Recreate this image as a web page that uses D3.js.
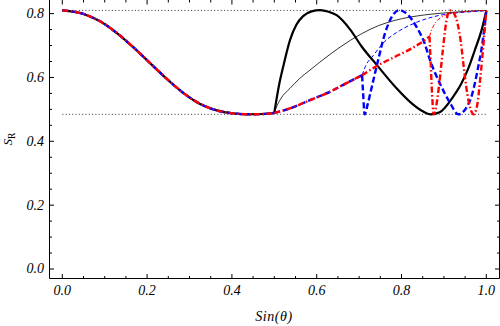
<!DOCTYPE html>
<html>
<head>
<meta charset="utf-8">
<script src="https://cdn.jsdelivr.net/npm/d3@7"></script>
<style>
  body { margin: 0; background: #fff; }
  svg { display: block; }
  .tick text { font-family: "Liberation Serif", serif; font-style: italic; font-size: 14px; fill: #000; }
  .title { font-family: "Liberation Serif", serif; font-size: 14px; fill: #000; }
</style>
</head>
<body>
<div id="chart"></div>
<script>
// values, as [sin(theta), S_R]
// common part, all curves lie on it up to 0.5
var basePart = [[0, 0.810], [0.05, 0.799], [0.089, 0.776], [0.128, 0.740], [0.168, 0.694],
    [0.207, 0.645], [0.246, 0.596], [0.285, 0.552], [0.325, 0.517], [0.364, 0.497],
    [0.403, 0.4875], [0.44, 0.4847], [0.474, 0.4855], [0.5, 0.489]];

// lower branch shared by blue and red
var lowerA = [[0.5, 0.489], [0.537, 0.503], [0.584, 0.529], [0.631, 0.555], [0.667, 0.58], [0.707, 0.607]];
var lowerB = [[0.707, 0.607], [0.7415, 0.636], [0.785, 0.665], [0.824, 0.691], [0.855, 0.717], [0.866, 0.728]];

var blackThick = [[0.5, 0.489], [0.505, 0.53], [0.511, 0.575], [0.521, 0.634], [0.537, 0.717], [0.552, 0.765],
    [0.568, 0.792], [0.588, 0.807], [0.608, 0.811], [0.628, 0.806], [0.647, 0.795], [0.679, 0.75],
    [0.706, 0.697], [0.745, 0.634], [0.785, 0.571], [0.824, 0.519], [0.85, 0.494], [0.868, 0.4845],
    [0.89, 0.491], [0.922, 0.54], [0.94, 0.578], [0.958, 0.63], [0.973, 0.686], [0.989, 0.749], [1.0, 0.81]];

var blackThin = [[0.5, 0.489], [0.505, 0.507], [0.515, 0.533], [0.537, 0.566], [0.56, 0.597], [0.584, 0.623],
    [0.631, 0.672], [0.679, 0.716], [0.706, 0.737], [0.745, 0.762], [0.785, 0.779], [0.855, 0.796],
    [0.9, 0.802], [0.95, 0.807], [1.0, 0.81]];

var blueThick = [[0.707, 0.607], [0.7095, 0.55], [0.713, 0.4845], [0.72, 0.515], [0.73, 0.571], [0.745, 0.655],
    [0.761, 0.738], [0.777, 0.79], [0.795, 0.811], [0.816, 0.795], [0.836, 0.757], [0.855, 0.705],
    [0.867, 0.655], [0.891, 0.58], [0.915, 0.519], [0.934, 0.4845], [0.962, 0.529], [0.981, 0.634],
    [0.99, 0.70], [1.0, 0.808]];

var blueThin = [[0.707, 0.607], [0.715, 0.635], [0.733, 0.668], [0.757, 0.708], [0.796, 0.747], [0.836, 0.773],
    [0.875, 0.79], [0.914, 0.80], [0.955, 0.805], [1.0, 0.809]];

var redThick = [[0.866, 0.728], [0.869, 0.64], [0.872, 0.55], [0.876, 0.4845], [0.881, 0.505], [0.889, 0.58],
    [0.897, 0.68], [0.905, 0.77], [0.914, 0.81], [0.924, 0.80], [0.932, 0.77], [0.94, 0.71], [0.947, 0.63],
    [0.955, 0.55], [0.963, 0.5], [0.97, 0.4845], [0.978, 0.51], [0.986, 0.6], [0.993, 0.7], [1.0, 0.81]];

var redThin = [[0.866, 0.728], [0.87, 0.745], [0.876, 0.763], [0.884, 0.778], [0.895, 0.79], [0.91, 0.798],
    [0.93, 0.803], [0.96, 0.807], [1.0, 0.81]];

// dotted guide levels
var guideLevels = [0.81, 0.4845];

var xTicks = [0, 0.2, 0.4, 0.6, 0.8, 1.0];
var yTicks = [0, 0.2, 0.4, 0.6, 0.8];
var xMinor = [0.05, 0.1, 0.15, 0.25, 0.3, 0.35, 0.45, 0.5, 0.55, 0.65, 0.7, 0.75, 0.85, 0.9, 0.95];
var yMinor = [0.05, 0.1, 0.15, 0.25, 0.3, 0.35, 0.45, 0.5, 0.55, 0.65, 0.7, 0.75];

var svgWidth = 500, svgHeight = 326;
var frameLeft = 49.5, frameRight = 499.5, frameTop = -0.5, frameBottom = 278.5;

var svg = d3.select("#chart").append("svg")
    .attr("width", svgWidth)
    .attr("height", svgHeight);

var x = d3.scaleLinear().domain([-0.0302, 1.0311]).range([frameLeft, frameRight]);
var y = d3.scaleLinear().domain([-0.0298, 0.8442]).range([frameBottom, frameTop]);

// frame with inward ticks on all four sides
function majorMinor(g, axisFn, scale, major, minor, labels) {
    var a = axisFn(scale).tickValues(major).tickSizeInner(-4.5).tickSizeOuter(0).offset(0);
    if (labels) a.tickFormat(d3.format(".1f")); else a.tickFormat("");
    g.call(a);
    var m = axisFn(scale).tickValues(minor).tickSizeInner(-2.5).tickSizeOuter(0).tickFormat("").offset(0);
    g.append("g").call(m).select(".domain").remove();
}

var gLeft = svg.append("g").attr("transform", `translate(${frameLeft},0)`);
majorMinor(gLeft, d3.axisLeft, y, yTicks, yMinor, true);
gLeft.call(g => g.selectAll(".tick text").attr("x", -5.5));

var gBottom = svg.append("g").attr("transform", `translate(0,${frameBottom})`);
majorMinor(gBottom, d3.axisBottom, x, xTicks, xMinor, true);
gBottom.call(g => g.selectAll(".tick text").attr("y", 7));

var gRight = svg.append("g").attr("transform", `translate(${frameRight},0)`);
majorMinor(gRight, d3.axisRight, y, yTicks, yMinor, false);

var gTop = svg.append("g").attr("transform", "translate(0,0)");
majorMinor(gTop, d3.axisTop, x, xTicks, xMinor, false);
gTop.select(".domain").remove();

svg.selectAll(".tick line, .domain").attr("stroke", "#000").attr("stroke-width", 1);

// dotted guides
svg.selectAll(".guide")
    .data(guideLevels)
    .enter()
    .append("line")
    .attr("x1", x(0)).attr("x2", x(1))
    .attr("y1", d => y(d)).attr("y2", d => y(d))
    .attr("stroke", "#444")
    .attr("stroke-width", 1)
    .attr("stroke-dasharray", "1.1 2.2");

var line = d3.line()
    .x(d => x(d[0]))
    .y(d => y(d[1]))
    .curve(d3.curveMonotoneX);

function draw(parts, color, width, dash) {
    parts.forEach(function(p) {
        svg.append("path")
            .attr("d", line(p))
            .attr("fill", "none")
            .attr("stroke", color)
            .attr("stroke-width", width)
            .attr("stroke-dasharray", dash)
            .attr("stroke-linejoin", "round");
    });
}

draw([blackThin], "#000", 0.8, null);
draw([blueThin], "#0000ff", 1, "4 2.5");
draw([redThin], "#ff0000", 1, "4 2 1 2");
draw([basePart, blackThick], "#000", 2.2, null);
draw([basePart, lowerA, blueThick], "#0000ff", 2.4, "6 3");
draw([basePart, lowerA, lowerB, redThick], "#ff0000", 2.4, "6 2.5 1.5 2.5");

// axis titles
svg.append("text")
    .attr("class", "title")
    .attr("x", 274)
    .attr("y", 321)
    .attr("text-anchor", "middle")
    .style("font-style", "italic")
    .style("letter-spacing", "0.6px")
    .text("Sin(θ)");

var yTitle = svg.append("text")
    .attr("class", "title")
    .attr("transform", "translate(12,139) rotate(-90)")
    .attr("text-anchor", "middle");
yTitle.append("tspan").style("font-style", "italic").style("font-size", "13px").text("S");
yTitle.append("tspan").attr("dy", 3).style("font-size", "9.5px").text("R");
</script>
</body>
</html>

§ §

§ **WHAT YOU WILL DO**
Leave out the pictures and print every line of the data exactly.

§ **FINAL ANSWER**
Recreate this image as a web page that uses D3.js.
<!DOCTYPE html>
<html>
<head>
<meta charset="utf-8">
<script src="https://cdn.jsdelivr.net/npm/d3@7"></script>
<style>
  body { margin: 0; background: #fff; }
  svg { display: block; }
  .tick text { font-family: "Liberation Serif", serif; font-style: italic; font-size: 14px; fill: #000; }
  .title { font-family: "Liberation Serif", serif; font-size: 14px; fill: #000; }
</style>
</head>
<body>
<div id="chart"></div>
<script>
// values, as [sin(theta), S_R]
// common part, all curves lie on it up to 0.5
var basePart = [[0, 0.810], [0.05, 0.799], [0.089, 0.776], [0.128, 0.740], [0.168, 0.694],
    [0.207, 0.645], [0.246, 0.596], [0.285, 0.552], [0.325, 0.517], [0.364, 0.497],
    [0.403, 0.4875], [0.44, 0.4847], [0.474, 0.4855], [0.5, 0.489]];

// lower branch shared by blue and red
var lowerA = [[0.5, 0.489], [0.537, 0.503], [0.584, 0.529], [0.631, 0.555], [0.667, 0.58], [0.707, 0.607]];
var lowerB = [[0.707, 0.607], [0.7415, 0.636], [0.785, 0.665], [0.824, 0.691], [0.855, 0.717], [0.866, 0.728]];

var blackThick = [[0.5, 0.489], [0.505, 0.53], [0.511, 0.575], [0.521, 0.634], [0.537, 0.717], [0.552, 0.765],
    [0.568, 0.792], [0.588, 0.807], [0.608, 0.811], [0.628, 0.806], [0.647, 0.795], [0.679, 0.75],
    [0.706, 0.697], [0.745, 0.634], [0.785, 0.571], [0.824, 0.519], [0.85, 0.494], [0.868, 0.4845],
    [0.89, 0.491], [0.922, 0.54], [0.94, 0.578], [0.958, 0.63], [0.973, 0.686], [0.989, 0.749], [1.0, 0.81]];

var blackThin = [[0.5, 0.489], [0.505, 0.507], [0.515, 0.533], [0.537, 0.566], [0.56, 0.597], [0.584, 0.623],
    [0.631, 0.672], [0.679, 0.716], [0.706, 0.737], [0.745, 0.762], [0.785, 0.779], [0.855, 0.796],
    [0.9, 0.802], [0.95, 0.807], [1.0, 0.81]];

var blueThick = [[0.707, 0.607], [0.7095, 0.55], [0.713, 0.4845], [0.72, 0.515], [0.73, 0.571], [0.745, 0.655],
    [0.761, 0.738], [0.777, 0.79], [0.795, 0.811], [0.816, 0.795], [0.836, 0.757], [0.855, 0.705],
    [0.867, 0.655], [0.891, 0.58], [0.915, 0.519], [0.934, 0.4845], [0.962, 0.529], [0.981, 0.634],
    [0.99, 0.70], [1.0, 0.808]];

var blueThin = [[0.707, 0.607], [0.715, 0.635], [0.733, 0.668], [0.757, 0.708], [0.796, 0.747], [0.836, 0.773],
    [0.875, 0.79], [0.914, 0.80], [0.955, 0.805], [1.0, 0.809]];

var redThick = [[0.866, 0.728], [0.869, 0.64], [0.872, 0.55], [0.876, 0.4845], [0.881, 0.505], [0.889, 0.58],
    [0.897, 0.68], [0.905, 0.77], [0.914, 0.81], [0.924, 0.80], [0.932, 0.77], [0.94, 0.71], [0.947, 0.63],
    [0.955, 0.55], [0.963, 0.5], [0.97, 0.4845], [0.978, 0.51], [0.986, 0.6], [0.993, 0.7], [1.0, 0.81]];

var redThin = [[0.866, 0.728], [0.87, 0.745], [0.876, 0.763], [0.884, 0.778], [0.895, 0.79], [0.91, 0.798],
    [0.93, 0.803], [0.96, 0.807], [1.0, 0.81]];

// dotted guide levels
var guideLevels = [0.81, 0.4845];

var xTicks = [0, 0.2, 0.4, 0.6, 0.8, 1.0];
var yTicks = [0, 0.2, 0.4, 0.6, 0.8];
var xMinor = [0.05, 0.1, 0.15, 0.25, 0.3, 0.35, 0.45, 0.5, 0.55, 0.65, 0.7, 0.75, 0.85, 0.9, 0.95];
var yMinor = [0.05, 0.1, 0.15, 0.25, 0.3, 0.35, 0.45, 0.5, 0.55, 0.65, 0.7, 0.75];

var svgWidth = 500, svgHeight = 326;
var frameLeft = 49.5, frameRight = 499.5, frameTop = -0.5, frameBottom = 278.5;

var svg = d3.select("#chart").append("svg")
    .attr("width", svgWidth)
    .attr("height", svgHeight);

var x = d3.scaleLinear().domain([-0.0302, 1.0311]).range([frameLeft, frameRight]);
var y = d3.scaleLinear().domain([-0.0298, 0.8442]).range([frameBottom, frameTop]);

// frame with inward ticks on all four sides
function majorMinor(g, axisFn, scale, major, minor, labels) {
    var a = axisFn(scale).tickValues(major).tickSizeInner(-4.5).tickSizeOuter(0).offset(0);
    if (labels) a.tickFormat(d3.format(".1f")); else a.tickFormat("");
    g.call(a);
    var m = axisFn(scale).tickValues(minor).tickSizeInner(-2.5).tickSizeOuter(0).tickFormat("").offset(0);
    g.append("g").call(m).select(".domain").remove();
}

var gLeft = svg.append("g").attr("transform", `translate(${frameLeft},0)`);
majorMinor(gLeft, d3.axisLeft, y, yTicks, yMinor, true);
gLeft.call(g => g.selectAll(".tick text").attr("x", -5.5));

var gBottom = svg.append("g").attr("transform", `translate(0,${frameBottom})`);
majorMinor(gBottom, d3.axisBottom, x, xTicks, xMinor, true);
gBottom.call(g => g.selectAll(".tick text").attr("y", 7));

var gRight = svg.append("g").attr("transform", `translate(${frameRight},0)`);
majorMinor(gRight, d3.axisRight, y, yTicks, yMinor, false);

var gTop = svg.append("g").attr("transform", "translate(0,0)");
majorMinor(gTop, d3.axisTop, x, xTicks, xMinor, false);
gTop.select(".domain").remove();

svg.selectAll(".tick line, .domain").attr("stroke", "#000").attr("stroke-width", 1);

// dotted guides
svg.selectAll(".guide")
    .data(guideLevels)
    .enter()
    .append("line")
    .attr("x1", x(0)).attr("x2", x(1))
    .attr("y1", d => y(d)).attr("y2", d => y(d))
    .attr("stroke", "#444")
    .attr("stroke-width", 1)
    .attr("stroke-dasharray", "1.1 2.2");

var line = d3.line()
    .x(d => x(d[0]))
    .y(d => y(d[1]))
    .curve(d3.curveMonotoneX);

function draw(parts, color, width, dash) {
    parts.forEach(function(p) {
        svg.append("path")
            .attr("d", line(p))
            .attr("fill", "none")
            .attr("stroke", color)
            .attr("stroke-width", width)
            .attr("stroke-dasharray", dash)
            .attr("stroke-linejoin", "round");
    });
}

draw([blackThin], "#000", 0.8, null);
draw([blueThin], "#0000ff", 1, "4 2.5");
draw([redThin], "#ff0000", 1, "4 2 1 2");
draw([basePart, blackThick], "#000", 2.2, null);
draw([basePart, lowerA, blueThick], "#0000ff", 2.4, "6 3");
draw([basePart, lowerA, lowerB, redThick], "#ff0000", 2.4, "6 2.5 1.5 2.5");

// axis titles
svg.append("text")
    .attr("class", "title")
    .attr("x", 274)
    .attr("y", 321)
    .attr("text-anchor", "middle")
    .style("font-style", "italic")
    .style("letter-spacing", "0.6px")
    .text("Sin(θ)");

var yTitle = svg.append("text")
    .attr("class", "title")
    .attr("transform", "translate(12,139) rotate(-90)")
    .attr("text-anchor", "middle");
yTitle.append("tspan").style("font-style", "italic").style("font-size", "13px").text("S");
yTitle.append("tspan").attr("dy", 3).style("font-size", "9.5px").text("R");
</script>
</body>
</html>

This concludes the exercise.